TASK DESCRIPTION:
Leave the pictures out and retype the lines from the beginning through the line with "plt.rcParams['font.family'] = ['Liberation", both ends included.

DATASET EXCERPTS:
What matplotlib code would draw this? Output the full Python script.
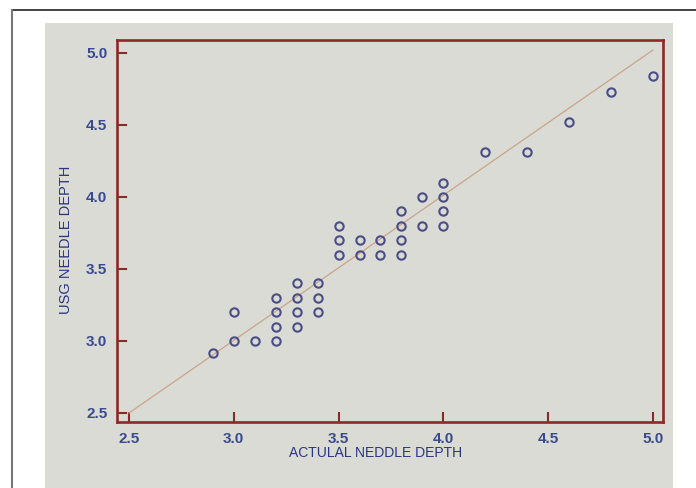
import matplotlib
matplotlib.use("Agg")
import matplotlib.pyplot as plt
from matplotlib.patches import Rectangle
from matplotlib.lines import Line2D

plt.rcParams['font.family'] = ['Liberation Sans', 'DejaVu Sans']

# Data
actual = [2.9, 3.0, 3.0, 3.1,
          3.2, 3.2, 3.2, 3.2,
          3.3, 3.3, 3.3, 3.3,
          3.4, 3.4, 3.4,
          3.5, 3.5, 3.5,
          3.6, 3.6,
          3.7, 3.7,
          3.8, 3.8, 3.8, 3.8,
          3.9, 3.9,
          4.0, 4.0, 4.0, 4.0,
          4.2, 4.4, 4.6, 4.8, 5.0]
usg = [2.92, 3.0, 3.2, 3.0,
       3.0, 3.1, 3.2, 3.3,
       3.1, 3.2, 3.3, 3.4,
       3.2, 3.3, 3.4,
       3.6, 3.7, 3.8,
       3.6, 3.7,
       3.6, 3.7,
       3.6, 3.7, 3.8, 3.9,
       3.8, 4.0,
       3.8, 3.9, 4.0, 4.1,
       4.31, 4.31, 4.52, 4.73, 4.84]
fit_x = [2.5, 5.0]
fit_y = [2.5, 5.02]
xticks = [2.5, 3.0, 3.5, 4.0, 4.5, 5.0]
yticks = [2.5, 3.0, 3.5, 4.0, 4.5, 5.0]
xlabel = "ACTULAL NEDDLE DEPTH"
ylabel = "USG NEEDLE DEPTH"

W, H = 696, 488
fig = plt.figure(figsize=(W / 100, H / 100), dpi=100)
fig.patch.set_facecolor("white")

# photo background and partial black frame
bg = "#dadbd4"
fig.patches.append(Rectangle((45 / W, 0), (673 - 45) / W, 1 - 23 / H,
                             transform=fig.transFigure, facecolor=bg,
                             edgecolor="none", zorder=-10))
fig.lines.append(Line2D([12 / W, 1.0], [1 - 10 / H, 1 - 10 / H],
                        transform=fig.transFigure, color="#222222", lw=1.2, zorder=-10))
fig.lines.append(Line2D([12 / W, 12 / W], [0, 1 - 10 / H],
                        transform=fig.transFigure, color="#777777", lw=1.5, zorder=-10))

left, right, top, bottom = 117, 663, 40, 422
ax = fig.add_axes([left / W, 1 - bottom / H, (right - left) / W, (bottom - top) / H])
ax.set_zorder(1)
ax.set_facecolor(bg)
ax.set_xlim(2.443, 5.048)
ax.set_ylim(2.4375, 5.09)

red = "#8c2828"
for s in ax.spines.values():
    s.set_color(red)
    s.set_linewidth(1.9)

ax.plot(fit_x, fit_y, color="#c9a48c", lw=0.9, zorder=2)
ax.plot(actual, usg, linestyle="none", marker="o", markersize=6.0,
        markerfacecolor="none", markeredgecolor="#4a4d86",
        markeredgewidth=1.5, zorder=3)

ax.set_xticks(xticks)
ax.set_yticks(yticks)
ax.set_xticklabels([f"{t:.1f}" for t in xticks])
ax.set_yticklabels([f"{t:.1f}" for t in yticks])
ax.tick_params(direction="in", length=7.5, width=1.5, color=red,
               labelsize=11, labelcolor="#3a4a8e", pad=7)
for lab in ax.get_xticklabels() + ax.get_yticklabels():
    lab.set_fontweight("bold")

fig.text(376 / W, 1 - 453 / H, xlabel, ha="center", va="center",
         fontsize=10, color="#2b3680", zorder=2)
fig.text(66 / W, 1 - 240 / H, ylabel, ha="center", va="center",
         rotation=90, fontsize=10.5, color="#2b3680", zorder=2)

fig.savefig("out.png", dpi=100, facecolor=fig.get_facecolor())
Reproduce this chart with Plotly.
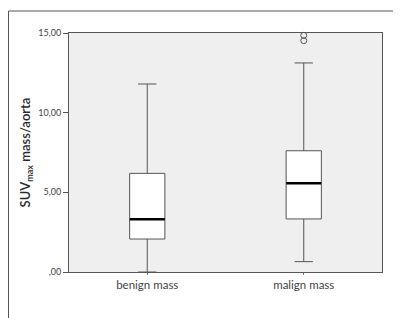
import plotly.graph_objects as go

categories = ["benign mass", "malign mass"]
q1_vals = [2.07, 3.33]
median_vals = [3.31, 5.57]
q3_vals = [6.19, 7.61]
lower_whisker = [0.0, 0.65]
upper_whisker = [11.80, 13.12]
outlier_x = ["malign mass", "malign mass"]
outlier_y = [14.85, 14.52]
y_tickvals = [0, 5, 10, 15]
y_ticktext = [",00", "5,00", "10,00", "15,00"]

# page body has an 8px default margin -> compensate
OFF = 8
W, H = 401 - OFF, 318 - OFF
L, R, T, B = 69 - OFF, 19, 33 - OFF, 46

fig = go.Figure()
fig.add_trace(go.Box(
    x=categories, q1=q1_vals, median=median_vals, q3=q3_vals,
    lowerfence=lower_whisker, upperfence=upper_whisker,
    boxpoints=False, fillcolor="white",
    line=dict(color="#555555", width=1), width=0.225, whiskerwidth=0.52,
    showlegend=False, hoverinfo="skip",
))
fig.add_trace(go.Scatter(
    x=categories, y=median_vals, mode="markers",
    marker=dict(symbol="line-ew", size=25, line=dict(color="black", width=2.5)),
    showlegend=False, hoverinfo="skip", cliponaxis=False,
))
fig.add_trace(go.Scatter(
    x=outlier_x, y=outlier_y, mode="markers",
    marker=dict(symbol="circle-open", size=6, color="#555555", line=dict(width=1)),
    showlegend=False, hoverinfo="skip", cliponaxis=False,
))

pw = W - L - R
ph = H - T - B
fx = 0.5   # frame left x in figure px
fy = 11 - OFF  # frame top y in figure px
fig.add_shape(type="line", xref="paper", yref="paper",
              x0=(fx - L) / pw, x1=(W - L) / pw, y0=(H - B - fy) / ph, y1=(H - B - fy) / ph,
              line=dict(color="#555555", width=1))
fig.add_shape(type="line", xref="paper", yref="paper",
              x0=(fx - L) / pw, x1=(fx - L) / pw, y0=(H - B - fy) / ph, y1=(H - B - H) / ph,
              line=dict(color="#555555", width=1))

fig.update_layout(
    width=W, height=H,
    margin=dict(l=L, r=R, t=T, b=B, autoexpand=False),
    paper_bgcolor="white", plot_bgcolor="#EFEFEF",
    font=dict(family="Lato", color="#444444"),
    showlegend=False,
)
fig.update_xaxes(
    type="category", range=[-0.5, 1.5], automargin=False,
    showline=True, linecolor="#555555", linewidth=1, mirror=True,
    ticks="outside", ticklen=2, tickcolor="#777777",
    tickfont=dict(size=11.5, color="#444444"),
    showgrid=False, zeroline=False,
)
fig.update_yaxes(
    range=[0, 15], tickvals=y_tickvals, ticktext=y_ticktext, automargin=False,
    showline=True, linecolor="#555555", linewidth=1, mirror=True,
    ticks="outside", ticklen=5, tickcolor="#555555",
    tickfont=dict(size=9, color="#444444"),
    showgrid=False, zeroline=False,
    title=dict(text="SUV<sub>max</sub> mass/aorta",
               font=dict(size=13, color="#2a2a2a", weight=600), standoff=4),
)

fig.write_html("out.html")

RESULT:
What matplotlib code would draw this? Output the full Python script.
import matplotlib
matplotlib.use("Agg")
import matplotlib.pyplot as plt
from matplotlib.patches import Rectangle
from matplotlib.lines import Line2D

plt.rcParams['font.family'] = ['Liberation Sans', 'DejaVu Sans']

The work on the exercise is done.